Monday, October 9, 2017

The only way life could get better is if my wife made me a sandwich whenever I asked


Wives submit to your husbands. This phrase can tick people off. Why should I have to submit? Why is this in the Bible? Why would God be against women? Why does man have this much authority over women? The questions over this simple verse can go on and on. Let me try to shed some light on this subject.
This is from Colossians 3:18 but I will go over 19 too, “Wives, submit yourselves to your husbands, as is fitting in the Lord…Husbands, love your wives and do not be harsh with them.”
This is what the Message translation says in verse 18-19, “Wives, understand and support your husbands by submitting to them in ways that honor the Master. Husbands, go all out in love for your wives, Don’t take advantage of them.”
It’s easy to look at scripture and manipulate scripture to say what you want it too. This is what Norman Geisler said in the Bible Knowledge Commentary about this scripture:
            Wives are to submit to their husbands as their heads. This command was not limited to Paul’s day, as is obvious from two reasons he gave elsewhere: (1) the order of Creation (man was created first, then woman; 1 Tim. 2:13); (2) the order  within the Godhead (Christ submits to the Father; 1 Cor. 11:3). Submission or subordination does not mean inferiority; it simply means that the husband, not the wife, is head of the home.
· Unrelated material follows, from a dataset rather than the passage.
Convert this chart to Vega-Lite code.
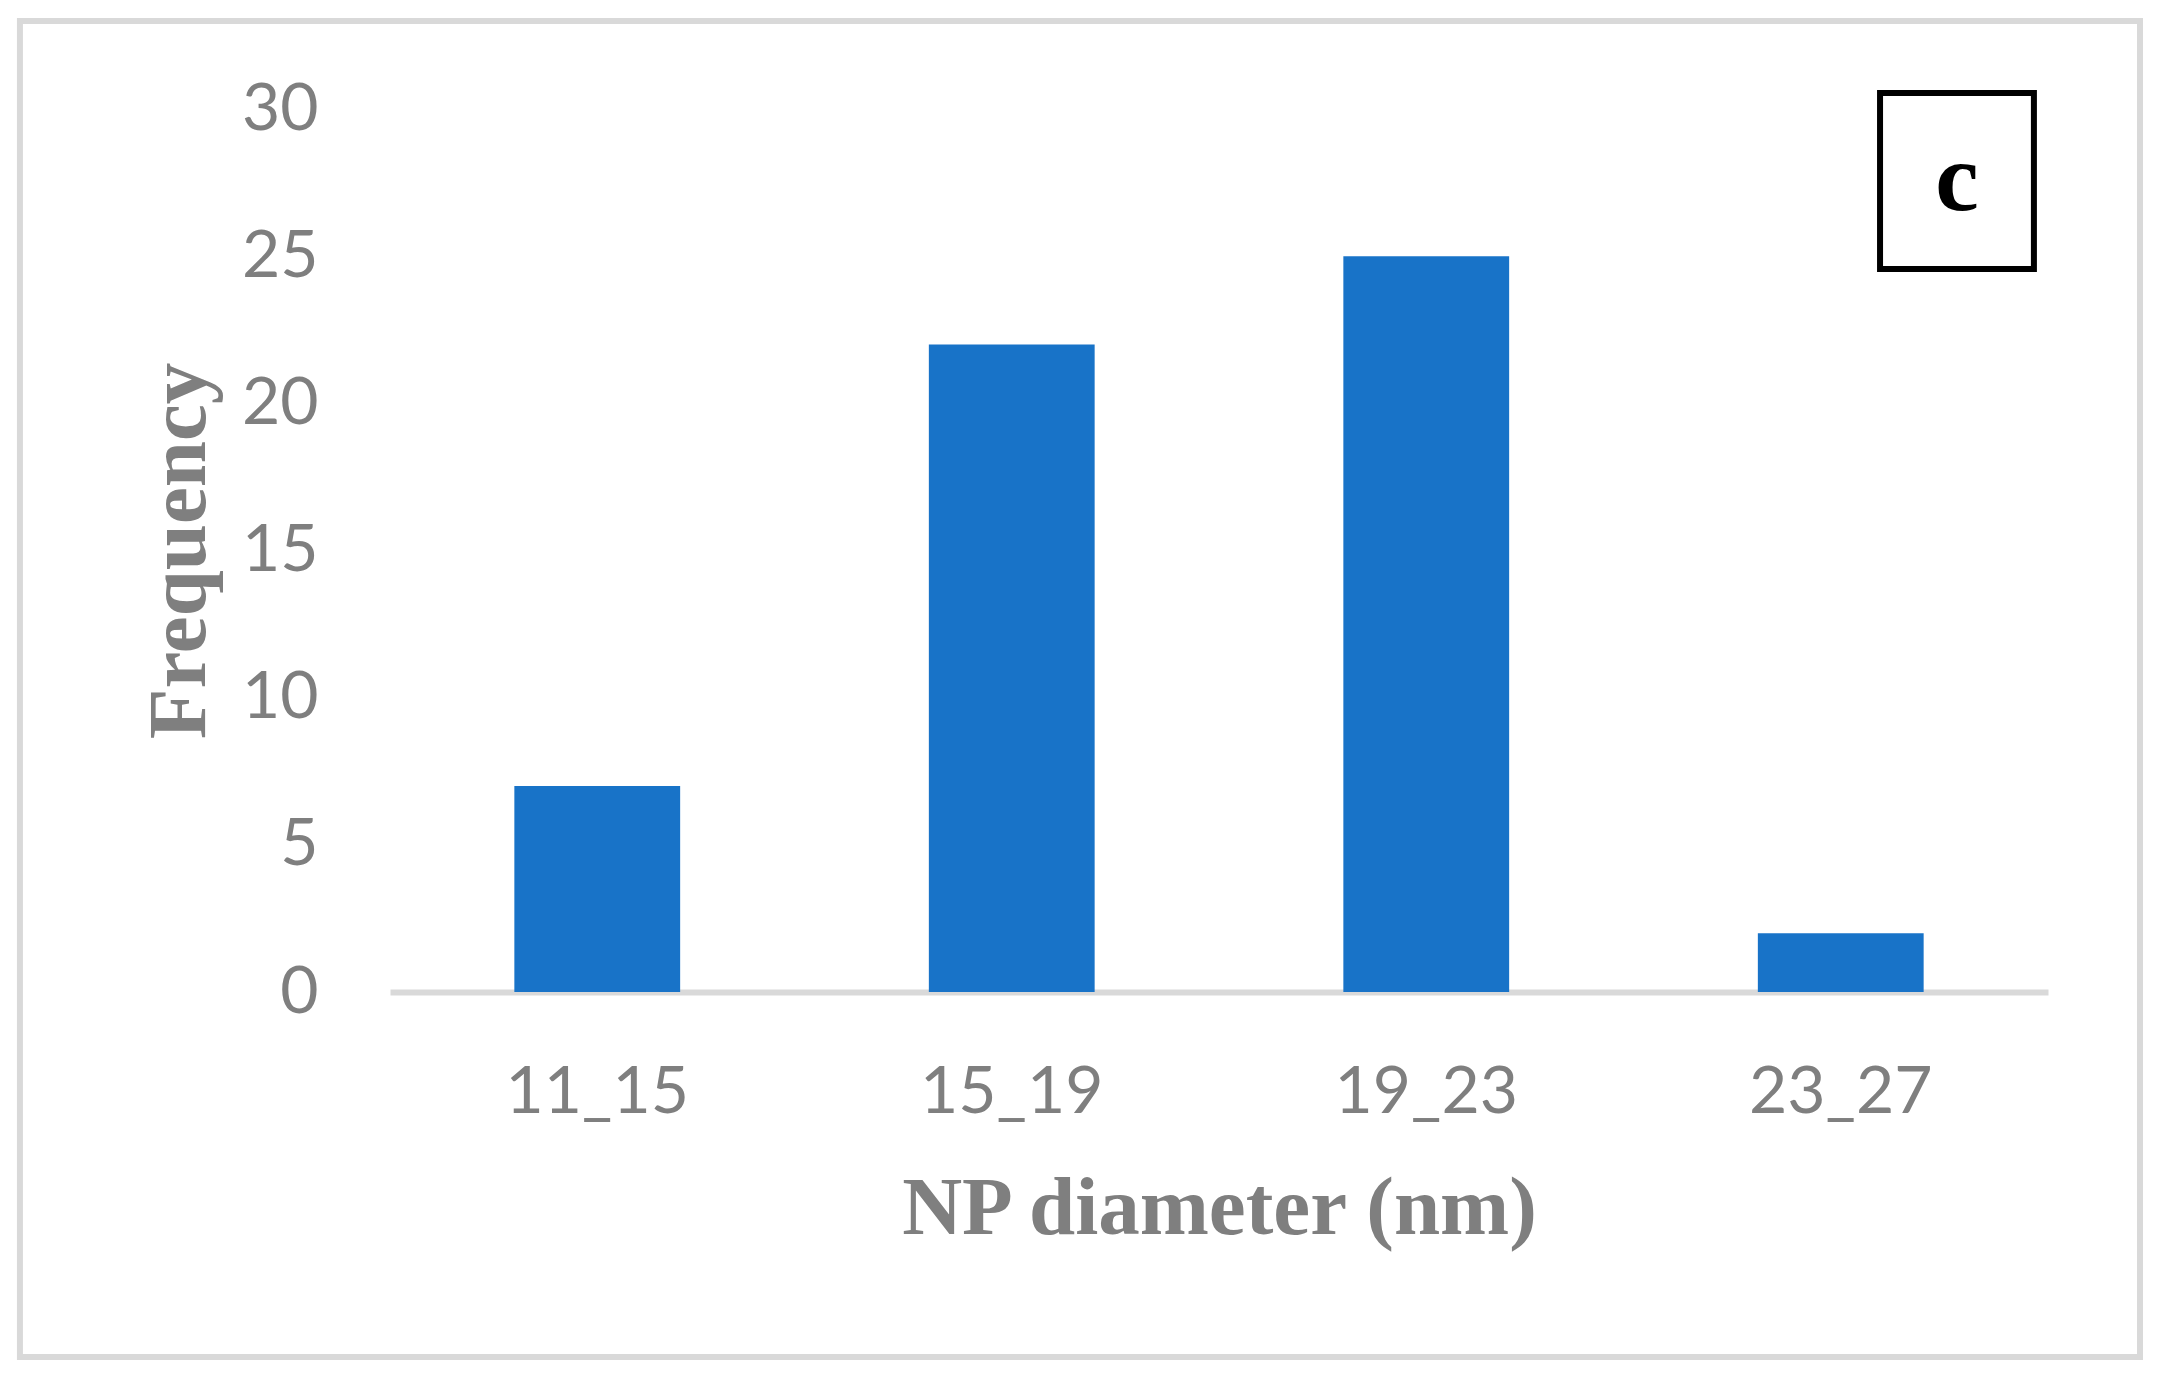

If he may be thought of as the “president,” she is           the “vice-president.”[1] Of course there are moral limits to this submission; it is only as is fitting in the Lord. Just as obedience to government is commanded (Rom.13:1; Titus 3:1; 1 Peter 2:13) but only insofar as government takes its place under God (Ex. 1; Dan. 3; 6), even so a wife’s submission to her husband is only “in the Lord.” That is, she is not obligated to follow her husband’s leadership if it conflicts with specific scriptural commands.[2]
It has to follow scriptural commands. This doesn’t mean if I want a sandwich, Hailee better make it for me without any grief. I think the verse 19 is just as important, Geisler said:
            Husbands are responsible to love their wives (as Christ loved the church; Eph. 5:28–29). So they are to exercise loving leadership, not dictatorial dominion. Perhaps husbands need this reminder to be tender and loving as much or more than wives need the reminder not to usurp authority over their husbands. Assuming absolute authority will only embitter one’s wife, not endear her. The words be harsh translate pikrainesthe, which is more literally, “make bitter.” (A     different word is used in Col. 3:21; see comments there.) Wives, like tender and sensitive flowers (cf. 1 Peter 3:7), may wilt under authoritarian dominance but blossom with tender loving care. So in a maturing marriage the husband exercises compassionate care and his wife responds in willing submission to this loving leadership.[3]
I love the phrase happy wife, happy life. If we aren’t trying to make our spouses happy, how do we expect to be happy? Marriage is about sacrifice, looking for each other’s best interest instead of our own. Yes, husbands are called to lead, but lead like Christ leads the church. Having the greatest love and ability to sacrifice himself for the Church. We are supposed to do that for our spouse.
Everyday I grow more in love with my wife. She has been really amazing to me through the years and even more over the past couple of weeks. I really don’t know where I would be without her.
If we claim to be Christian, our life is supposed to be honoring God. This needs to happen in marriage too. What are you doing to honor God in your marriage? What are you doing to show love for your spouse?
Have a great day.


[1] Norman L. Geisler, “Colossians,” in The Bible Knowledge Commentary: An Exposition of the Scriptures, ed. J. F. Walvoord and R. B. Zuck, vol. 2 (Wheaton, IL: Victor Books, 1985), 683.
[2] Norman L. Geisler, “Colossians,” in The Bible Knowledge Commentary: An Exposition of the Scriptures, ed. J. F. Walvoord and R. B. Zuck, vol. 2 (Wheaton, IL: Victor Books, 1985), 683.
[3] Norman L. Geisler, “Colossians,” in The Bible Knowledge Commentary: An Exposition of the Scriptures, ed. J. F. Walvoord and R. B. Zuck, vol. 2 (Wheaton, IL: Victor Books, 1985), 683.